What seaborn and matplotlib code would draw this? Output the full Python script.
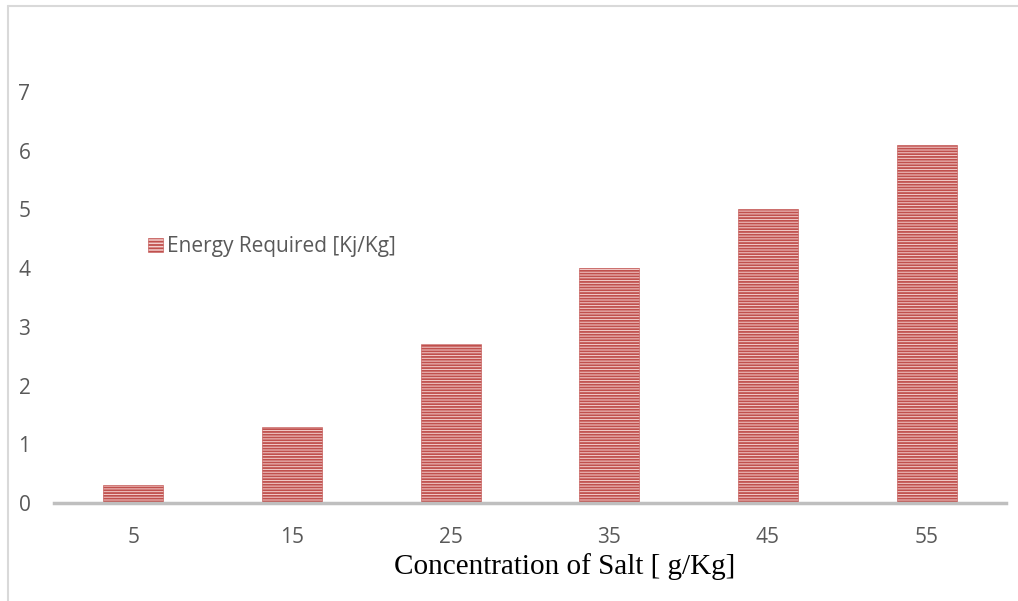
"""Energy required vs salt concentration, bar chart with striped bars."""

import matplotlib.pyplot as plt
import pandas as pd
import seaborn as sns
from matplotlib.lines import Line2D
from matplotlib.patches import Patch

sns.set_theme(style="white")
plt.rcParams["font.family"] = ["Open Sans", "DejaVu Sans"]
plt.rcParams["hatch.color"] = "#c0504d"
plt.rcParams["hatch.linewidth"] = 1.3

concentration = ["5", "15", "25", "35", "45", "55"]
energy = [0.3, 1.3, 2.7, 4.0, 5.0, 6.1]
series_name = "Energy Required [Kj/Kg]"

df = pd.DataFrame({"concentration": concentration, "energy": energy})

fill = "#f4cfce"
stripe = "#c0504d"

fig = plt.figure(figsize=(10.18, 6.01), dpi=100)
ax = fig.add_axes([54 / 1018, 1 - 503 / 601, 952 / 1018, 411 / 601])

sns.barplot(data=df, x="concentration", y="energy", ax=ax, width=0.38,
            color=fill, edgecolor=stripe, linewidth=0.4,
            hatch="------", saturation=1)

ax.set_ylim(0, 7)
ax.set_yticks(range(0, 8))
ax.tick_params(axis="both", labelsize=15, labelcolor="#595959", length=0)
ax.tick_params(axis="x", pad=17)
ax.tick_params(axis="y", pad=17)

for side in ["top", "right", "left"]:
    ax.spines[side].set_visible(False)
ax.spines["bottom"].set_color("#bfbfbf")
ax.spines["bottom"].set_linewidth(2.5)

ax.set_ylabel("")
ax.set_xlabel("Concentration of Salt [ g/Kg]", family=["Liberation Serif"],
              fontsize=21, color="black", labelpad=4)
ax.xaxis.set_label_coords((565 - 54) / 952, -64 / 411)
ax.xaxis.label.set_verticalalignment("center")

handle = Patch(facecolor=fill, edgecolor=stripe, linewidth=0.4, hatch="-----")
ax.legend([handle], [series_name], loc="upper left",
          bbox_to_anchor=(86 / 952, 1 - 136 / 411), frameon=False,
          fontsize=15, labelcolor="#595959", handlelength=0.7,
          handleheight=0.7, handletextpad=0.2, borderaxespad=0)

# light chart-area border (left and top)
fig.add_artist(Line2D([7.5 / 1018, 7.5 / 1018], [0, 1 - 6 / 601],
                      color="#d9d9d9", linewidth=1.5))
fig.add_artist(Line2D([7.5 / 1018, 1], [1 - 6 / 601, 1 - 6 / 601],
                      color="#d9d9d9", linewidth=1.5))

fig.savefig("out.png", dpi=100)
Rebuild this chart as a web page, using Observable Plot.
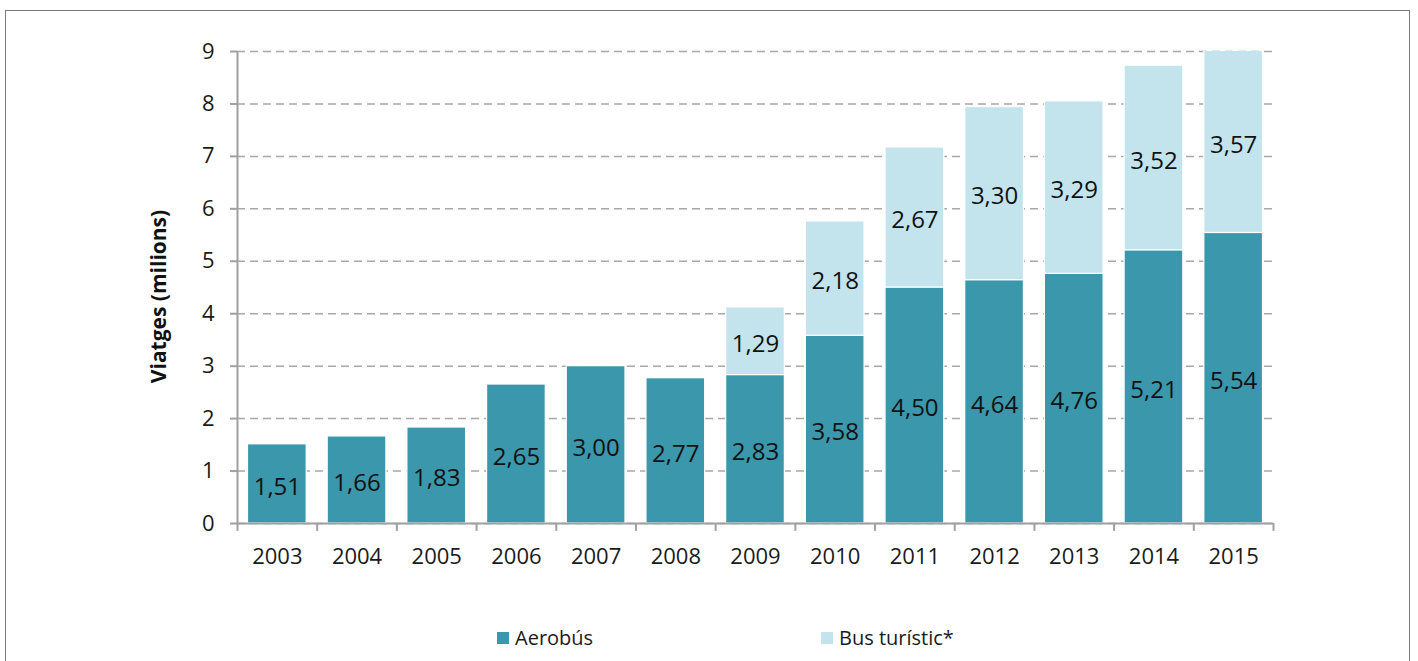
<!DOCTYPE html>
<html>
<head>
<meta charset="utf-8">
<script src="https://cdn.jsdelivr.net/npm/d3@7"></script>
<script src="https://cdn.jsdelivr.net/npm/@observablehq/plot@0.6"></script>
<style>
  body { margin: 0; background: #fff; font-family: "Open Sans", sans-serif; }
  #wrap { position: relative; width: 1418px; height: 661px; overflow: hidden; }
  #frame { position: absolute; left: 5px; top: 10px; width: 1405px; height: 700px; border: 1.5px solid #7a7a7a; box-sizing: border-box; }
  #chart { position: absolute; left: 0; top: 0; }
  #legend { position: absolute; top: 624px; left: 0; width: 1418px; font-size: 20px; color: #1a1a1a; }
  .item { position: absolute; display: flex; align-items: center; }
  .sw { width: 12px; height: 12px; margin-right: 6px; }
</style>
</head>
<body>
<div id="wrap">
  <div id="frame"></div>
  <div id="chart"></div>
  <div id="legend"></div>
</div>
<script>
const years = ["2003","2004","2005","2006","2007","2008","2009","2010","2011","2012","2013","2014","2015"];
const aerobus = [1.51,1.66,1.83,2.65,3.00,2.77,2.83,3.58,4.50,4.64,4.76,5.21,5.54];
const busTuristic = [null,null,null,null,null,null,1.29,2.18,2.67,3.30,3.29,3.52,3.57];
const seriesNames = ["Aerobús","Bus turístic*"];
const seriesColors = ["#3b97ab","#c4e4ed"];
const yTicks = [0,1,2,3,4,5,6,7,8,9];
const yLabel = "Viatges (milions)";
const yMax = 9;

const rows = [];
years.forEach((y, i) => {
  rows.push({year: y, series: seriesNames[0], value: aerobus[i], base: 0});
  if (busTuristic[i] != null) rows.push({year: y, series: seriesNames[1], value: busTuristic[i], base: aerobus[i]});
});
const labels = rows.map(r => {
  const lo = r.base, hi = Math.min(r.base + r.value, yMax);
  return {year: r.year, mid: (lo + hi) / 2, text: r.value.toFixed(2).replace(".", ",")};
});

const W = 1418, H = 600, mL = 237, mR = 145, mT = 51, mB = 77;
const step = (W - mL - mR) / years.length;

const chart = Plot.plot({
  width: W, height: H,
  marginLeft: mL, marginRight: mR, marginTop: mT, marginBottom: mB,
  style: {fontFamily: "Open Sans, sans-serif", fontSize: "22px", color: "#1a1a1a", background: "transparent", overflow: "visible"},
  x: {domain: years, padding: 0, round: false},
  y: {domain: [0, yMax]},
  color: {domain: seriesNames, range: seriesColors},
  marks: [
    Plot.gridY(yTicks, {stroke: "#a8a8a8", strokeOpacity: 1, strokeWidth: 1.5, strokeDasharray: "8,5"}),
    Plot.barY(rows, {x: "year", y1: "base", y2: d => d.base + d.value, fill: "series", insetLeft: 10.5, insetRight: 10.5, stroke: "white", strokeWidth: 1.2, clip: true}),
    Plot.ruleY([0], {stroke: "#a0a0a0", strokeWidth: 2}),
    Plot.ruleX([years[0]], {y1: 0, y2: yMax, dx: -step / 2, stroke: "#a0a0a0", strokeWidth: 2}),
    Plot.ruleX(years, {y1: 0, y2: -0.15, dx: -step / 2, stroke: "#a0a0a0", strokeWidth: 2}),
    Plot.ruleX([years[years.length - 1]], {y1: 0, y2: -0.15, dx: step / 2, stroke: "#a0a0a0", strokeWidth: 2}),
    Plot.axisY(yTicks, {tickSize: 7, tickPadding: 16, stroke: "#a0a0a0", strokeWidth: 2, label: null, tickFormat: d => String(d)}),
    Plot.axisX({tickSize: 0, tickPadding: 25, label: null}),
    Plot.text([yLabel], {frameAnchor: "left", rotate: -90, dx: -78, dy: 9, textAnchor: "middle", text: d => d, fontSize: 21, fontWeight: "bold", fill: "#111"}),
    Plot.text(labels, {x: "year", y: "mid", text: "text", fontSize: 24, fill: "#111", dy: 3})
  ]
});
document.getElementById("chart").appendChild(chart);

const legend = document.getElementById("legend");
const legendX = [497, 821];
seriesNames.forEach((name, i) => {
  const it = document.createElement("div");
  it.className = "item";
  it.style.left = legendX[i] + "px";
  it.innerHTML = `<div class="sw" style="background:${seriesColors[i]}"></div><span>${name}</span>`;
  legend.appendChild(it);
});
</script>
</body>
</html>
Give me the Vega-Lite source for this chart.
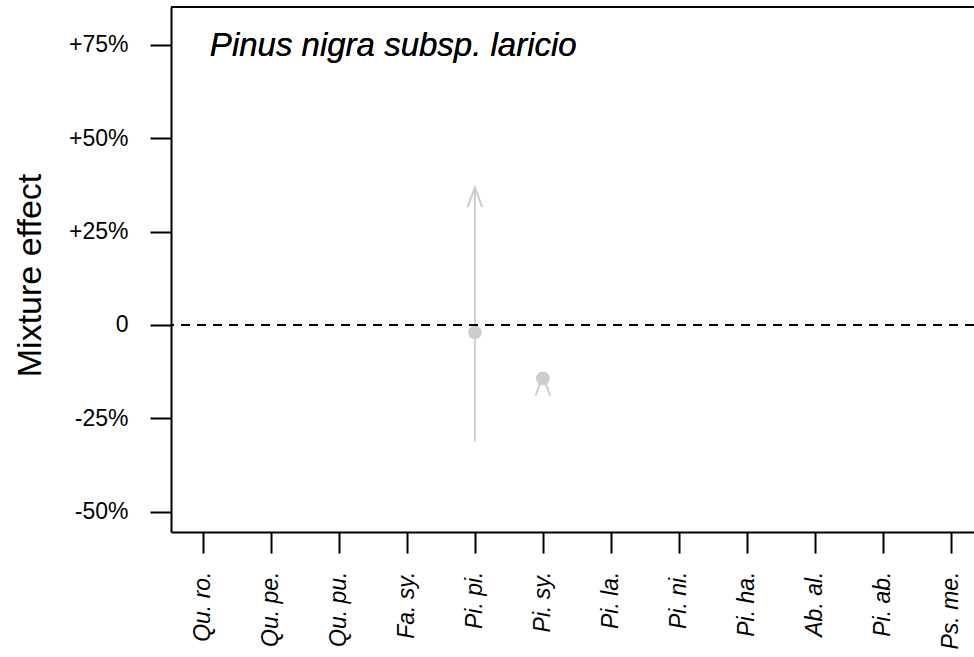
{
  "$schema": "https://vega.github.io/schema/vega-lite/v6.json",
  "autosize": {"type": "none"},
  "padding": {"left": 171, "top": 7, "right": 0, "bottom": 125},
  "width": 803,
  "height": 525,
  "background": "white",
  "config": {
    "view": {"stroke": null},
    "axis": {
      "labelFont": "Liberation Sans",
      "titleFont": "Liberation Sans",
      "labelColor": "black",
      "titleColor": "black",
      "domainColor": "black",
      "tickColor": "black",
      "domainWidth": 2,
      "tickWidth": 2,
      "tickSize": 21,
      "grid": false
    }
  },
  "data": {
    "values": [
      {"species": "Pi. pi.", "effect": -1.95, "lo": -31.2, "hi": 36.9},
      {"species": "Pi. sy.", "effect": -14.3, "lo": -15.5, "hi": -13.6}
    ]
  },
  "encoding": {
    "x": {
      "field": "species",
      "type": "nominal",
      "sort": null,
      "scale": {
        "type": "point",
        "domain": ["Qu. ro.", "Qu. pe.", "Qu. pu.", "Fa. sy.", "Pi. pi.", "Pi. sy.", "Pi. la.", "Pi. ni.", "Pi. ha.", "Ab. al.", "Pi. ab.", "Ps. me."],
        "padding": 0.404,
        "align": 0.58
      },
      "axis": {
        "title": null,
        "labelAngle": -90,
        "labelAlign": "right",
        "labelBaseline": "middle",
        "labelFontSize": 23,
        "labelFontStyle": "italic",
        "labelPadding": 18
      }
    }
  },
  "layer": [
    {
      "mark": {"type": "rule", "color": "#cdcdcd", "strokeWidth": 2},
      "encoding": {
        "y": {
          "field": "lo",
          "type": "quantitative",
          "scale": {"domain": [-55.4, 85.1], "nice": false, "zero": false},
          "axis": {
            "title": "Mixture effect",
            "titleFontSize": 34,
            "titleFontWeight": "normal",
            "titleAngle": -90,
            "titleX": -141,
            "titleY": 268,
            "titleAlign": "center",
            "titleBaseline": "middle",
            "values": [-50, -25, 0, 25, 50, 75],
            "labelExpr": "datum.value > 0 ? '+' + datum.value + '%' : (datum.value == 0 ? '0' : datum.value + '%')",
            "labelFontSize": 23,
            "labelPadding": 22
          }
        },
        "y2": {"field": "hi"}
      }
    },
    {
      "mark": {
        "type": "point",
        "shape": "M -0.73 2 L 0 0 L 0.73 2",
        "size": 400,
        "filled": false,
        "stroke": "#cdcdcd",
        "strokeWidth": 2,
        "opacity": 1
      },
      "encoding": {"y": {"field": "hi", "type": "quantitative"}}
    },
    {
      "mark": {"type": "point", "shape": "circle", "filled": true, "color": "#cdcdcd", "size": 190, "opacity": 1},
      "encoding": {"y": {"field": "effect", "type": "quantitative"}}
    },
    {
      "mark": {"type": "rule", "color": "black", "strokeWidth": 1.8, "strokeDash": [9, 7]},
      "encoding": {"x": null, "y": {"datum": 0}}
    },
    {
      "mark": {"type": "rule", "color": "black", "strokeWidth": 2},
      "encoding": {"x": null, "y": {"datum": 85.1}}
    },
    {
      "mark": {"type": "text", "text": "Pinus nigra subsp. laricio", "font": "Liberation Sans", "fontStyle": "italic", "fontSize": 33, "align": "left", "baseline": "alphabetic", "dx": 7, "color": "black"},
      "encoding": {"x": {"datum": "Qu. ro."}, "y": {"datum": 72.1}}
    }
  ]
}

*Directions:* Skip every picture and return the lines above from the top through the one that contains "from matplotlib.patches import Patch".

*Expected answer:*
What seaborn and matplotlib code would draw this? Output the full Python script.
"""Energy required vs salt concentration, bar chart with striped bars."""

import matplotlib.pyplot as plt
import pandas as pd
import seaborn as sns
from matplotlib.lines import Line2D
from matplotlib.patches import Patch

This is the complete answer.